General Plan Reuse in brief:
SP:
Assuming both of these options are not being used, an execution of an SP prompts a search for pre-existing plans (one serial plan and one parallel plan) in memory (plan cache). If found, it is reused. New input parameters in the current execution replace the previous input parameters from a previous execution plan in the execution context handle which is part of the overall execution plan. So usage of different input parameters doesn't cause a recompilation. Recompilation happens only when about 20% of the data in the tables being called from within the SP is found to have changed since the last time statistics was updated for those tables and its indexes. If say, you are accessing four tables in that SP and roughly 20% of the data for one table has been found to have changed since last statistics update, then that statement is recompiled. If all four tables have changed by about 20% since last statistics update, then the entire SP is recompiled. This plan reuse system works as long as objects are qualified with it owner and DatabaseName (for e.g. DBName.dbo.TableName instead of just TableName). Since we have auto-update statistics off, we have less recompilation of SP's to begin with. Use of a temporary table within an SP also causes recompilation of that statement. There are other factors also that affect plan reuse but that theory is too detailed. So I have just mentioned the most relevant points. Please note that while searching for an existing execution plan, SQL server searches by the ID of the SP being currently submitted for execution. So the search for existing execution plans is faster in case of SP's.

Adhoc TSQL:

Adhoc TSQL statements follow the same rules (statistics, etc) as an SP regarding plan reuse and some more. An adhoc SQL statement doesn't have an ID to begin with since it is not a database object. So existing plans are searched by the statement structure and the objects contained in that statement. So it takes a bit longer for SQL Engine to search for existing reusable plan in case of adhoc TSQL statements. Any existing execution plan in order to be reused is matched with the previous similar statement in the plan cache referencing the same object(s) (like tables). For e.g. the second statement below would reuse the plan created by the first statement. This is due to a database setting called "Simple Parameterization" which is ON by default (it treats the constant in the WHERE clause as a parameter and just switches the parameter value from 1 to 2 in the execution context of the existing plan created by the first statement). The third statement would also reuse the existing plan. The fourth statement below (it has the exact same functionality as the first statement) will not reuse the existing plan because the structure of the physical query is not exactly the same as the first query (extra spaces before the keyword WHERE). So the fourth statement would be compiled afresh and will have a new execution plan.

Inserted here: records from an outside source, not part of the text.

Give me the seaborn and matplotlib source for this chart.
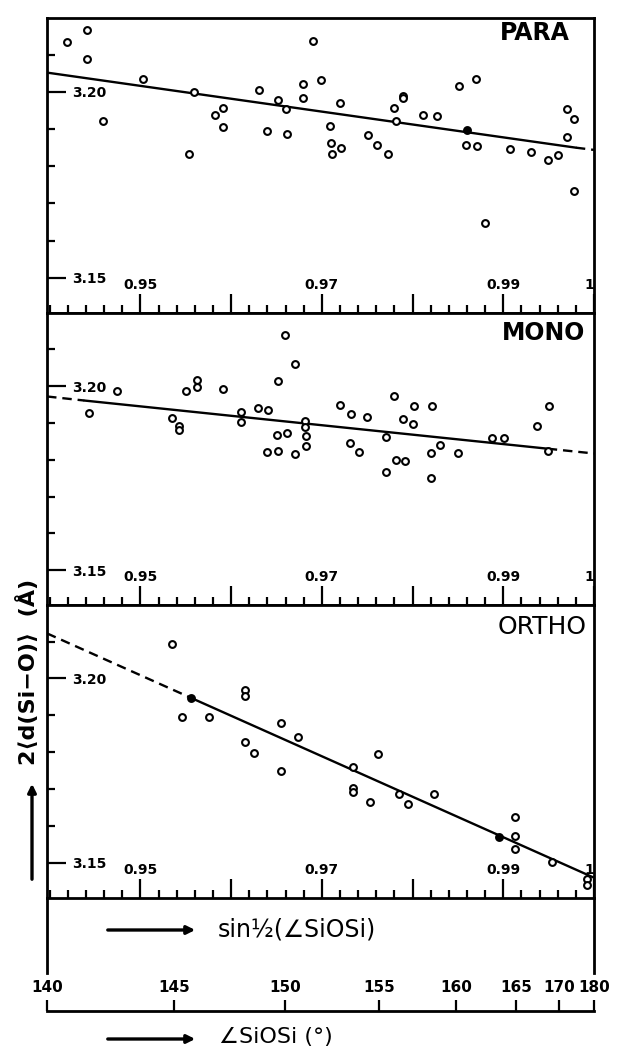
import numpy as np
import pandas as pd
import matplotlib
matplotlib.use("Agg")
import matplotlib.pyplot as plt
from matplotlib.ticker import MultipleLocator, FixedLocator
import seaborn as sns

# --- data (x = sin(1/2 SiOSi), y = 2<d(Si-O)> in A) ---
para_x = [0.9419, 0.9441, 0.9441, 0.9459, 0.9503, 0.9553, 0.9559, 0.9582, 0.9591, 0.9591,
          0.9631, 0.9639, 0.9652, 0.9660, 0.9661, 0.9679, 0.9679, 0.9690, 0.9699, 0.9720,
          0.9709, 0.9710, 0.9711, 0.9721, 0.9751, 0.9761, 0.9773, 0.9780, 0.9782, 0.9789,
          0.9789, 0.9812, 0.9827, 0.9851, 0.9870, 0.9859, 0.9871, 0.9880, 0.9907, 0.9930,
          0.9949, 0.9960, 0.9970, 0.9978, 0.9970, 0.9978]
para_y = [3.2135, 3.2167, 3.2088, 3.1921, 3.2035, 3.1832, 3.2001, 3.1937, 3.1956, 3.1906,
          3.2004, 3.1896, 3.1979, 3.1953, 3.1888, 3.2021, 3.1983, 3.2138, 3.2031, 3.1971,
          3.1909, 3.1863, 3.1832, 3.1850, 3.1883, 3.1856, 3.1832, 3.1958, 3.1921, 3.1990,
          3.1983, 3.1939, 3.1934, 3.2015, 3.2035, 3.1856, 3.1854, 3.1648, 3.1846, 3.1837,
          3.1816, 3.1830, 3.1955, 3.1928, 3.1880, 3.1733]
para_filled_x = [0.9860]
para_filled_y = [3.1897]
para_fit_x = [0.9397, 0.9980]
para_fit_y = [3.2052, 3.1850]
para_ext_x = [0.9980, 1.0000]
para_ext_y = [3.1850, 3.1844]

mono_x = [0.9443, 0.9474, 0.9535, 0.9542, 0.9543, 0.9550, 0.9562, 0.9562, 0.9591, 0.9611,
          0.9611, 0.9630, 0.9641, 0.9652, 0.9659, 0.9670, 0.9650, 0.9661, 0.9640, 0.9652,
          0.9670, 0.9681, 0.9681, 0.9682, 0.9682, 0.9720, 0.9732, 0.9750, 0.9731, 0.9741,
          0.9771, 0.9771, 0.9780, 0.9789, 0.9801, 0.9800, 0.9782, 0.9792, 0.9821, 0.9820,
          0.9820, 0.9830, 0.9850, 0.9888, 0.9901, 0.9937, 0.9950, 0.9949]
mono_y = [3.1926, 3.1987, 3.1914, 3.1893, 3.1880, 3.1986, 3.2017, 3.1999, 3.1992, 3.1929,
          3.1902, 3.1940, 3.1935, 3.2013, 3.2138, 3.2061, 3.1866, 3.1872, 3.1822, 3.1825,
          3.1816, 3.1904, 3.1890, 3.1865, 3.1836, 3.1950, 3.1924, 3.1917, 3.1846, 3.1821,
          3.1861, 3.1766, 3.1972, 3.1910, 3.1946, 3.1898, 3.1800, 3.1796, 3.1946, 3.1819,
          3.1751, 3.1839, 3.1819, 3.1858, 3.1860, 3.1891, 3.1946, 3.1825]
mono_fit_x = [0.9438, 0.9949]
mono_fit_y = [3.1961, 3.1830]
mono_ext_left_x = [0.9397, 0.9438]
mono_ext_left_y = [3.1972, 3.1961]
mono_ext_right_x = [0.9949, 1.0000]
mono_ext_right_y = [3.1830, 3.1817]

ortho_x = [0.9535, 0.9546, 0.9576, 0.9615, 0.9615, 0.9615, 0.9625, 0.9655, 0.9674, 0.9655,
           0.9762, 0.9734, 0.9734, 0.9734, 0.9753, 0.9785, 0.9795, 0.9824, 0.9913, 0.9913,
           0.9913, 0.9954, 0.9992, 0.9992]
ortho_y = [3.2093, 3.1896, 3.1896, 3.1968, 3.1952, 3.1827, 3.1798, 3.1880, 3.1842, 3.1749,
           3.1795, 3.1760, 3.1702, 3.1692, 3.1665, 3.1686, 3.1660, 3.1688, 3.1624, 3.1573,
           3.1539, 3.1503, 3.1456, 3.1440]
ortho_filled_x = [0.9556, 0.9895]
ortho_filled_y = [3.1947, 3.1570]
ortho_fit_x = [0.9556, 1.0000]
ortho_fit_y = [3.1947, 3.1460]
ortho_ext_x = [0.9397, 0.9556]
ortho_ext_y = [3.2122, 3.1947]

sin_ticks = [0.95, 0.96, 0.97, 0.98, 0.99, 1.00]
sin_labels = ["0.95", "", "0.97", "", "0.99", "1"]
y_ticks = [3.15, 3.20]
y_labels = ["3.15", "3.20"]
angle_ticks = [140, 145, 150, 155, 160, 165, 170, 180]

X_MIN = np.sin(np.radians(70.0))
X_MAX = 1.0
Y_MIN, Y_MAX = 3.1405, 3.2199

sns.set_style("ticks")
plt.rcParams["font.family"] = ["DejaVu Sans"]
plt.rcParams["font.weight"] = "bold"
plt.rcParams["text.color"] = "black"
plt.rcParams["axes.edgecolor"] = "black"
plt.rcParams["xtick.color"] = "black"
plt.rcParams["ytick.color"] = "black"
plt.rcParams["xtick.labelcolor"] = "black"
plt.rcParams["ytick.labelcolor"] = "black"

fig = plt.figure(figsize=(6.18, 10.51), dpi=100)

LEFT = 47 / 618
WIDTH = (594 - 47) / 618
H = 1051


def frame(top_px, bot_px):
    return [LEFT, 1 - bot_px / H, WIDTH, (bot_px - top_px) / H]


def style_panel(ax):
    ax.set_xlim(X_MIN, X_MAX)
    ax.set_ylim(Y_MIN, Y_MAX)
    for sp in ax.spines.values():
        sp.set_linewidth(2.0)
        sp.set_color("black")
        sp.set_visible(True)
    ax.xaxis.set_major_locator(FixedLocator(sin_ticks))
    ax.set_xticklabels(sin_labels)
    ax.xaxis.set_minor_locator(MultipleLocator(0.002))
    ax.yaxis.set_major_locator(FixedLocator(y_ticks))
    ax.set_yticklabels(y_labels)
    ax.yaxis.set_minor_locator(MultipleLocator(0.01))
    ax.tick_params(which="both", direction="in", top=False, right=False,
                   color="black", width=1.6)
    ax.tick_params(which="major", length=14)
    ax.tick_params(which="minor", length=6)
    ax.tick_params(axis="y", which="major", pad=-43, labelsize=10)
    ax.tick_params(axis="x", which="major", pad=-25, labelsize=10)
    for lab in ax.get_xticklabels():
        if lab.get_text() == "1":
            lab.set_ha("right")
    ax.set_xlabel("")
    ax.set_ylabel("")


def draw_points(ax, x, y, filled=False):
    sns.scatterplot(x=x, y=y, ax=ax, marker="o", s=24,
                    facecolor="black" if filled else "white",
                    edgecolor="black", linewidth=1.5, zorder=3)


def draw_line(ax, x, y, dashed=False):
    sns.lineplot(x=x, y=y, ax=ax, color="black", lw=1.7,
                 linestyle=(0, (4, 2.5)) if dashed else "-", zorder=2)


# PARA
ax1 = fig.add_axes(frame(18, 313))
draw_line(ax1, para_fit_x, para_fit_y)
draw_line(ax1, para_ext_x, para_ext_y, dashed=True)
draw_points(ax1, para_x, para_y)
draw_points(ax1, para_filled_x, para_filled_y, filled=True)
style_panel(ax1)
ax1.text(0.956, 0.949, "PARA", transform=ax1.transAxes, ha="right", va="center",
         fontsize=17, fontweight="bold")

# MONO
ax2 = fig.add_axes(frame(313, 605))
draw_line(ax2, mono_fit_x, mono_fit_y)
draw_line(ax2, mono_ext_left_x, mono_ext_left_y, dashed=True)
draw_line(ax2, mono_ext_right_x, mono_ext_right_y, dashed=True)
draw_points(ax2, mono_x, mono_y)
style_panel(ax2)
ax2.text(0.984, 0.932, "MONO", transform=ax2.transAxes, ha="right", va="center",
         fontsize=17, fontweight="bold")

# ORTHO
ax3 = fig.add_axes(frame(605, 898))
draw_line(ax3, ortho_fit_x, ortho_fit_y)
draw_line(ax3, ortho_ext_x, ortho_ext_y, dashed=True)
draw_points(ax3, ortho_x, ortho_y)
draw_points(ax3, ortho_filled_x, ortho_filled_y, filled=True)
style_panel(ax3)
ax3.text(0.987, 0.925, "ORTHO", transform=ax3.transAxes, ha="right", va="center",
         fontsize=18, fontweight="normal")

# box under the panels holding the sin label
ax4 = fig.add_axes(frame(898, 973))
ax4.set_xlim(X_MIN, X_MAX)
for name, sp in ax4.spines.items():
    sp.set_visible(name in ("left", "right"))
    sp.set_linewidth(2.0)
    sp.set_color("black")
ax4.set_xticks([])
ax4.set_yticks([])
ax4.patch.set_alpha(0)

# angle axis (non-linear, ticks placed at sin(theta/2))
ax5 = fig.add_axes([LEFT, 1 - 1030 / H, WIDTH, 19 / H])
ax5.set_xlim(X_MIN, X_MAX)
for name, sp in ax5.spines.items():
    sp.set_visible(name == "top")
    sp.set_linewidth(2.0)
    sp.set_color("black")
ax5.set_yticks([])
ax5.xaxis.set_ticks_position("top")
ax5.xaxis.set_label_position("top")
ax5.set_xticks(np.sin(np.radians(np.array(angle_ticks) / 2.0)))
ax5.set_xticklabels([str(a) for a in angle_ticks])
ax5.tick_params(axis="x", direction="out", length=8, width=1.6, pad=3.5,
                labelsize=11)
ax5.patch.set_alpha(0)

# labels with arrows
fig.text(218 / 618, 1 - 930 / H, "sin½(∠SiOSi)", ha="left", va="center",
         fontsize=17, fontweight="normal")
fig.text(219 / 618, 1 - 1037 / H, "∠SiOSi (°)", ha="left", va="center",
         fontsize=16, fontweight="normal")
for ypx in (930, 1039):
    fig.add_artist(matplotlib.patches.FancyArrowPatch(
        (105 / 618, 1 - ypx / H), (198 / 618, 1 - ypx / H),
        transform=fig.transFigure, arrowstyle="-|>", mutation_scale=12,
        lw=2.4, color="black"))

fig.text(28 / 618, 1 - 672 / H, "2⟨d(Si−O)⟩  (Å)", rotation=90, ha="center",
         va="center", fontsize=16, fontweight="bold")
fig.add_artist(matplotlib.patches.FancyArrowPatch(
    (32 / 618, 1 - 882 / H), (32 / 618, 1 - 781 / H),
    transform=fig.transFigure, arrowstyle="-|>", mutation_scale=12,
    lw=2.4, color="black"))

fig.savefig("out.png", dpi=100, facecolor="white")
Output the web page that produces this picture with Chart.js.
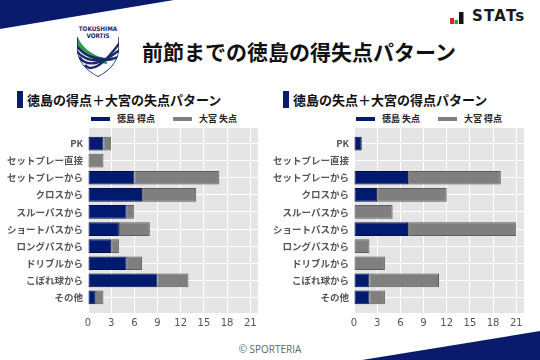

select a, b from db.user.abc where c = 1

select a, b from db.user.abc where c = 2

select a, b from db.user.abc where c = @input_parameter

select a, b from db.user.abc where c = 1

Again, if the statement is a bit complex unlike the statements above, even Simple Parameterization won't help and the statement would always generate a fresh execution plan unless the database option called "Forced Parameterization" is set. That again is a different ballgame altogether. The rules for exact match of the complex adhoc TSQL statement still hold good though.

Explanation:
SP:
It is for the reasons given in the theory above that RECOMPILE clause at an SP level should not be used unless we have just dropped and recreated/changed indexes, updated statistics, etc or if it is a new SP in which case it would be automatically generate a fresh plan anyway. Another drawback is that this SP-level RECOMPILE clause would erase any previous execution plan and create a new plan on each execution which is unnecessary and expensive.

AdHoc TSQL:
Using the RECOMPILE option would discard any reusable plans. But most of the existing plans do not get reused in case of adHoc TSQL due to reasons mentioned above. So plan cache ends up holding those un-reusable plans unnecessarily till the time comes when they need to be really discarded to make space for new plans in the procedure cache. Usage of the RECOMPILE option would help reduce the utilization of plan cache in such cases. But again the choice is between RECOMPILE option in adhoc TSQL or, the basic rules to be followed (same structure, same columns, same tables, fully qualified names, etc) for plan reuse. Changing an SP is simple. Changing an adhoc TSQL statement means making changes to the application as well that generates the adhoc TSQL code and recompiling the affected application dll's in most cases. So SP is always the best choice not only for this reason but for scores of other reasons as well whcih we can discuss in a separate thread.


Note: I would like to stress the point. that the Data Access Layer (DAL) would never pose a limitation on the ability to use SP's. If you can call even just one SP through DAL, you can call any number and any type of SP's from the same DAL whether the SP's use static or dynamic TSQL code inside them. DAL can not be blamed under any circumstance for excess usage of adhoc TSQL code in the application.

A slight clarification:
Once these two options are used (SP level and adhoc statement level), there would be no scope for reusing any "good" plans. This is because plans won't exist after an execution is over. They would be discarded immediately after the execution.

Caution:
Developers often tend to use OPTION (RECOMPILE) an an excuse for introducing more and more adhoc TSQL and then tend to eliminate SP's altogether. And then they reach a stage where plan cache gets filled up to the brim again. This defeats the very purpose of Option (recompile) for adhoc TSQL code. Please note that every recompile issues locks on the underlying tables. And every new plan generation process takes an additional time and overhead (CPU time and statistics analysis). Adhoc TSQL reflects/implies inappropriate application design. It also increases network roundtrips and length/duration of a business logic implementation and execution. OPTION (RECOMPILE) is to be only used as a temporary measure while a process for converting adhoc TSQL code to Stored Procedures is underway.

Suggestion/Conclusion:
Based on the explanation above, using WITH RECOMPILE clause for SP's is not suggested. Using OPTION (RECOMPILE) at a statement level can be tried for adhoc TSQL. The effort in changing this for each adhoc TSQL statement in the application can be of course more productive instead if conversion from adhoc TSQL to Stored Procedures is taken up. This is because SP's are generally much superior to adhoc TSQL statements in all respects.